Quattro passi nelle città «metafisiche»

Sabrina Vedovotto

Puntuale, deciso, a volte anche didascalico. È partendo da questi aggettivi che si può raccontare il lavoro di Donata Pizzi, presentato presso l’Archivio Centrale dello Stato all’Eur. Una serie di fotografie che raccontano, descrivono, senza mai prendere posizioni nette. Sono immagini di luoghi, forti, presenti, architetture urbane di cittadine lontane, avulse quasi dai luoghi contenitori di umanità. Donata Pizzi ha iniziato questo lavoro molti anni, fa. Nel grande salone dell’Archivio ci sono molte immagini, divise per temi, e alcune anche per dimensioni. «Città metafisiche» è il titolo della mostra, che rientra nel Festival della Fotografia. Sono scatti, memorie di luoghi poco conosciuti, architetture di fondazione dall’Italia all’Oltremare, come suggerisce il sottotitolo. Un viaggio attraverso un numero di scatti che provano a raccontare il passaggio, il momento di transizione verso l’architettura italiana.

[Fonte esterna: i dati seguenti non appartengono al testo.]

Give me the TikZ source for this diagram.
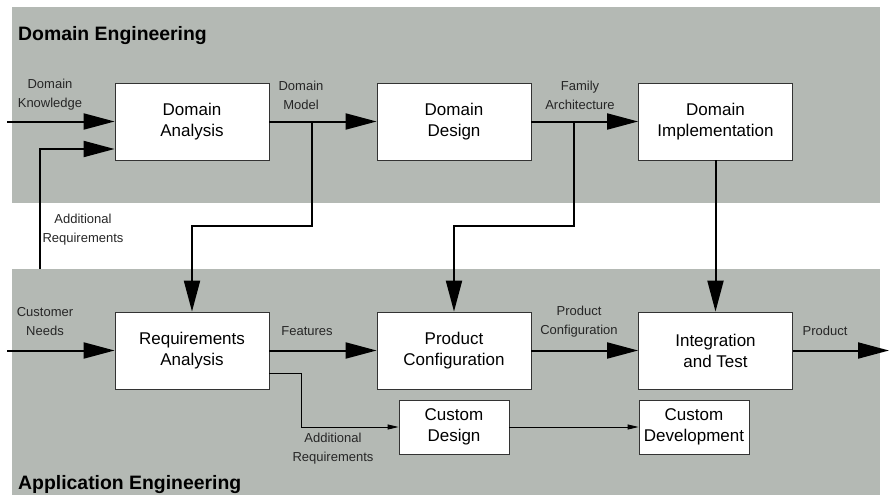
\documentclass[tikz,border=0pt]{standalone}
\usepackage{fontspec}
\setmainfont{Liberation Sans}
\usetikzlibrary{arrows.meta,calc}
\definecolor{band}{RGB}{180,185,180}
\tikzset{
  proc/.style={draw=black!80,line width=0.8pt,fill=white,minimum width=154pt,minimum height=77pt,align=center,inner sep=0pt,font=\fontsize{17}{21}\selectfont},
  small proc/.style={proc,minimum width=110pt,minimum height=54pt},
  lbl/.style={align=center,inner sep=0pt,font=\fontsize{13}{19}\selectfont,text=black!85},
  title/.style={anchor=base west,inner sep=0pt,font=\fontsize{19.4}{22}\selectfont\bfseries},
  bigarrow/.style={line width=2pt,-{Triangle[length=31pt,width=16pt]}},
  bigline/.style={line width=2pt},
  thinarrow/.style={line width=0.9pt,-{Triangle[length=11pt,width=5pt]}},
}
\begin{document}
\begin{tikzpicture}[x=1pt,y=-1pt]
\useasboundingbox (0,0) rectangle (889,495);
% bands
\fill[band] (12,7) rectangle (880,203);
\fill[band] (12,269) rectangle (880,495);
\node[title] (t1) at (18,41) {Domain Engineering};
\node[title] (t2) at (18,489) {Application Engineering};
% boxes
\node[proc] (DA) at (192,121.5) {Domain\\Analysis};
\node[proc] (DD) at (454,121.5) {Domain\\Design};
\node[proc] (DI) at (715.5,121.5) {Domain\\Implementation};
\node[proc] (RA) at (192,350.5) {Requirements\\Analysis};
\node[proc] (PC) at (454,350.5) {Product\\Configuration};
\node[proc] (IT) at (715.5,350.5) {Integration\\and Test};
\node[small proc] (CD) at (454,427) {Custom\\Design};
\node[small proc] (CV) at (694,427) {Custom\\Development};
% coordinates
\coordinate (dkin) at (7,121.5);
\coordinate (cnin) at (7,350.5);
\coordinate (arup) at (40,269);
\coordinate (dm) at (312,121.5);
\coordinate (fa) at (574,121.5);
\coordinate (prod) at (889,350.5);
\coordinate (arlo) at (301,373);
% connectors
\draw[bigarrow] (dkin) -- (DA.west);
\draw[bigarrow] (arup) |- ([yshift=-27.5pt]DA.west);
\draw[bigarrow] (DA.east) -- (DD.west);
\draw[bigarrow] (DD.east) -- (DI.west);
\draw[bigarrow] (dm) -- ++(0,104.5) -| (RA.north);
\draw[bigarrow] (fa) -- ++(0,104.5) -| (PC.north);
\draw[bigarrow] (DI.south) -- (IT.north);
\draw[bigarrow] (cnin) -- (RA.west);
\draw[bigarrow] (RA.east) -- (PC.west);
\draw[bigarrow] (PC.east) -- (IT.west);
\draw[bigarrow] (IT.east) -- (prod);
\draw[thinarrow] ([yshift=-22.5pt]RA.east) -- (arlo) |- (CD.west);
\draw[thinarrow] (CD.east) -- (CV.west);
% labels
\node[lbl] (l1) at (50,94.5) {Domain\\Knowledge};
\node[lbl] (l2) at (301,95.5) {Domain\\Model};
\node[lbl] (l3) at (580,95.5) {Family\\Architecture};
\node[lbl] (l4) at (83,229.5) {Additional\\Requirements};
\node[lbl] (l5) at (45,322) {Customer\\Needs};
\node[lbl] (l6) at (307,331) {Features};
\node[lbl] (l7) at (579,322) {Product\\Configuration};
\node[lbl] (l8) at (825,331) {Product};
\node[lbl] (l9) at (333,448.5) {Additional\\Requirements};
\end{tikzpicture}
\end{document}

Donata Pizzi ha viaggiato molto per realizzare questa mostra, all’estero e in Italia, grazie anche al contributo della Regione Lazio.
Il suo è un lavoro di ricerca, di analisi, che parte dai borghi di fondazione che si trovano in Puglia, in Sicilia, in Sardegna, per approdare alle città nuove, quelle pensate, progettate e costruite in tempi relativamente recenti, come Sabaudia, Pomezia, Aprilia, per poi puntare lo sguardo approfondito a quello che è successo fuori dall’Italia, nei cosiddetti insediamenti d’Oltremare, realmente poco conosciuti, come Gimma in Etiopia, Shaat in Libia, Bendasi, sempre in Libia. L’obiettivo della Pizzi è di rendere omaggio all’architettura del Novecento, una indagine diretta sugli aspetti meno noti dell’architettura italiana degli anni Trenta che generarono in diverse regioni italiane e nelle colonie nuovi insediamenti. Città metafisiche anche perché i soggetti presi in esame sembrano essere zone franche, «non luoghi», senza persone, senza vita quasi. La Pizzi stessa dice infatti di aver cercato di fotografare in momenti di luce particolare possibilmente senza tracce di vita recente.

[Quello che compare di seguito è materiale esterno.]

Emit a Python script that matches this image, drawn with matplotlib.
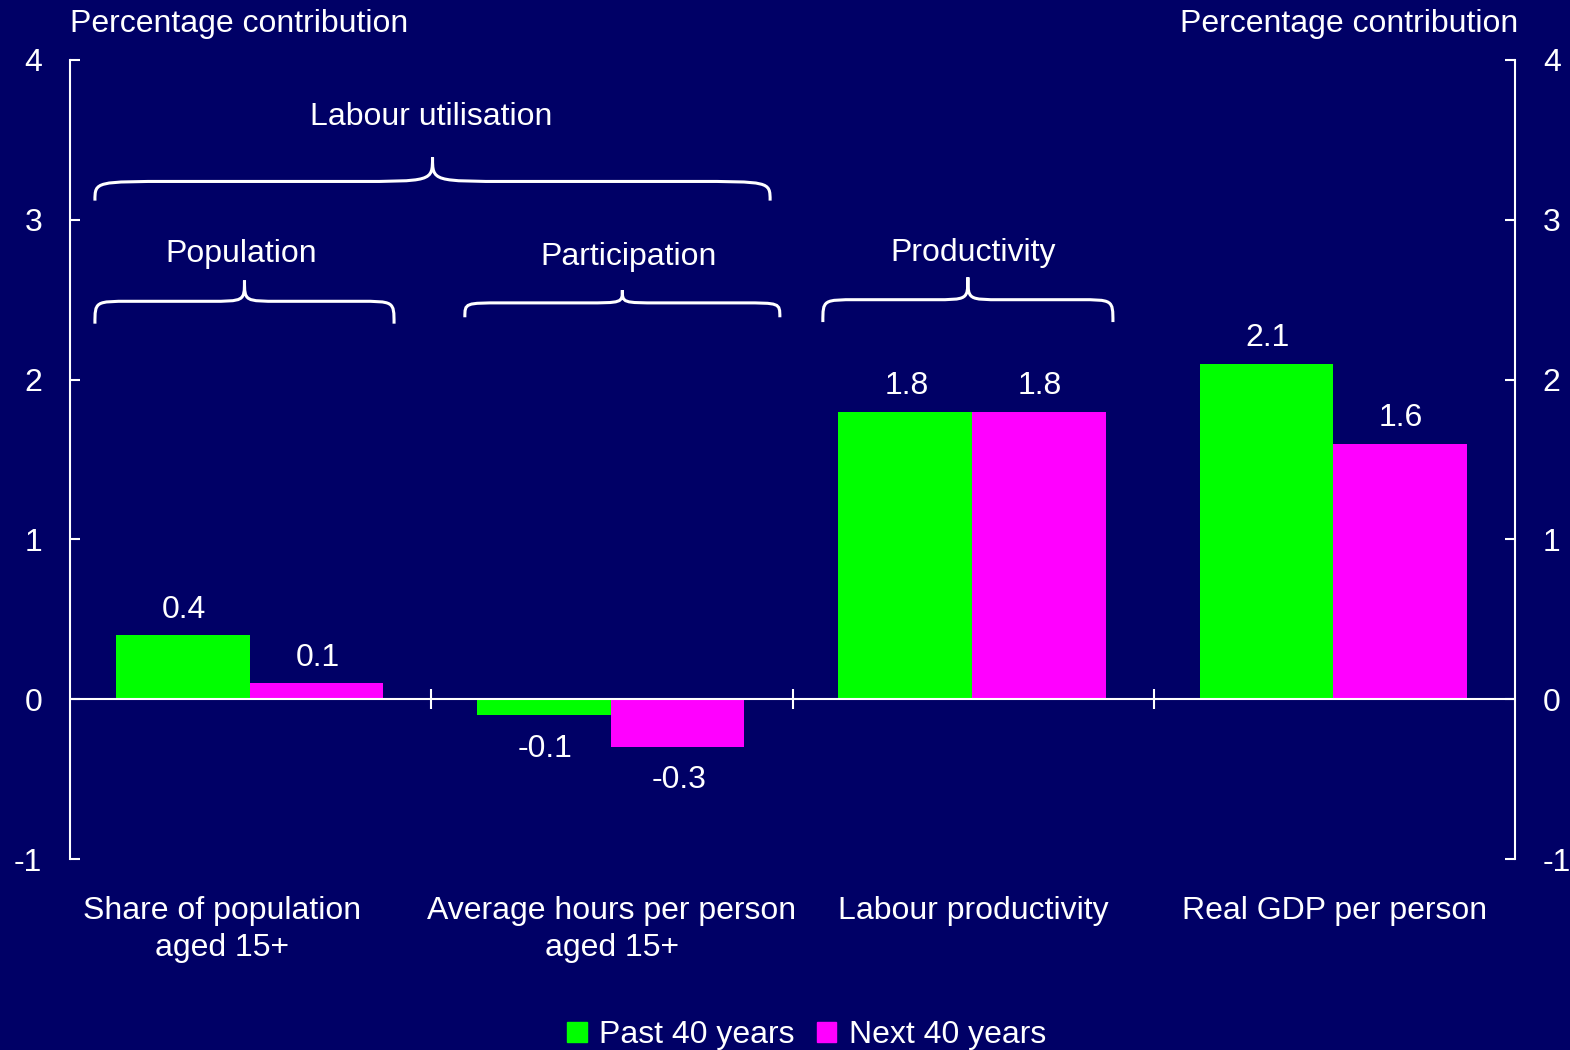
import matplotlib
matplotlib.use("Agg")
import matplotlib.pyplot as plt
from matplotlib.path import Path
from matplotlib.patches import PathPatch, Patch
import numpy as np

categories = ["Share of population\naged 15+", "Average hours per person\naged 15+",
              "Labour productivity", "Real GDP per person"]
past = [0.4, -0.1, 1.8, 2.1]
nxt = [0.1, -0.3, 1.8, 1.6]
series_names = ["Past 40 years", "Next 40 years"]

BG = "#000066"
GREEN = "#00ff00"
MAGENTA = "#ff00ff"
FS = 23

plt.rcParams['font.family'] = ['Liberation Sans', 'DejaVu Sans']
plt.rcParams['axes.unicode_minus'] = False

fig = plt.figure(figsize=(15.7, 10.5), dpi=100, facecolor=BG)
ax = fig.add_axes([0.04459, 0.1819, 0.92038, 0.76096], facecolor=BG)

x = np.arange(len(categories)) + 0.5
w = 0.37
ax.bar(x - w / 2 - 0.003, past, w, color=GREEN, label=series_names[0])
ax.bar(x + w / 2 - 0.003, nxt, w, color=MAGENTA, label=series_names[1])

# value labels above positive bars, below negative ones
for xi, a, b in zip(x, past, nxt):
    for xx, v in ((xi - w / 2, a), (xi + w / 2, b)):
        off = 18.5 if v >= 0 else -24
        ax.annotate(f"{v:.1f}", (xx, v), xytext=(0, off), textcoords="offset points",
                    ha="center", va="center", color="white", fontsize=FS)

ax.set_xlim(0, 4)
ax.set_ylim(-1, 4)
ax.axhline(0, color="white", lw=1.5)
ax.plot([1, 2, 3], [0, 0, 0], ls="none", marker="|", ms=15, mew=1.5, color="white")

for s in ("top", "bottom"):
    ax.spines[s].set_visible(False)
for s in ("left", "right"):
    ax.spines[s].set_color("white")
    ax.spines[s].set_linewidth(1.5)
ax.set_xticks([])
ax.set_yticks(range(-1, 5))
ax.tick_params(axis="y", direction="in", length=7, width=1.5, color="white",
               labelcolor="white", labelsize=FS, pad=20, left=True, right=True,
               labelleft=True, labelright=True)

trans = ax.get_xaxis_transform()
for xi, c in zip(x, categories):
    ax.text(xi - (0.08 if xi < 1 else 0), -0.046, c, transform=trans, ha="center", va="top",
            color="white", fontsize=FS, linespacing=1.3)

fig.text(70 / 1570, 1 - 24 / 1050, "Percentage contribution", ha="left", va="center",
         color="white", fontsize=FS)
fig.text(1518 / 1570, 1 - 24 / 1050, "Percentage contribution", ha="right", va="center",
         color="white", fontsize=FS)


def brace(x0, x1, yend, yflat, ytip):
    xm = (x0 + x1) / 2
    r = (x1 - x0) * 0.12
    verts = [(x0, yend), (x0, yflat), (x0, yflat), (x0 + r, yflat),
             (xm - r, yflat), (xm, yflat), (xm, yflat), (xm, ytip),
             (xm, yflat), (xm, yflat), (xm + r, yflat),
             (x1 - r, yflat), (x1, yflat), (x1, yflat), (x1, yend)]
    codes = [Path.MOVETO, Path.CURVE4, Path.CURVE4, Path.CURVE4,
             Path.LINETO, Path.CURVE4, Path.CURVE4, Path.CURVE4,
             Path.CURVE4, Path.CURVE4, Path.CURVE4,
             Path.LINETO, Path.CURVE4, Path.CURVE4, Path.CURVE4]
    ax.add_patch(PathPatch(Path(verts, codes), fill=False, ec="white", lw=2.2,
                           clip_on=False))


brace(0.069, 1.938, 3.12, 3.24, 3.39)
brace(0.069, 0.897, 2.35, 2.49, 2.62)
brace(1.093, 1.965, 2.39, 2.48, 2.56)
brace(2.084, 2.887, 2.36, 2.50, 2.64)

ax.text(1.0, 3.645, "Labour utilisation", ha="center", va="center", color="white", fontsize=FS)
ax.text(0.475, 2.785, "Population", ha="center", va="center", color="white", fontsize=FS)
ax.text(1.545, 2.765, "Participation", ha="center", va="center", color="white", fontsize=FS)
ax.text(2.5, 2.795, "Productivity", ha="center", va="center", color="white", fontsize=FS)

handles = [Patch(color=GREEN), Patch(color=MAGENTA)]
fig.legend(handles, series_names, loc="center", bbox_to_anchor=(0.514, 1 - 1035 / 1050),
           ncol=2, frameon=False, fontsize=FS, labelcolor="white", handlelength=0.6,
           handleheight=0.6, handletextpad=0.4, columnspacing=0.7)

fig.savefig("out.png", facecolor=BG)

«Istintivamente questa mi era parsa una necessità estetica, per restituire i luoghi nella massima leggibilità, ma mi sono più tardi resa conto che il vuoto di cose e persone restituiva intatto a queste città “interrotte” la suggestione completa della loro breve storia».
Archivio Centrale dello Stato. Piazzale degli Archivi 27. Dal lunedì al venerdì dalle ore 15 alle ore 18. sabato dalle ora 10 alle ore 13.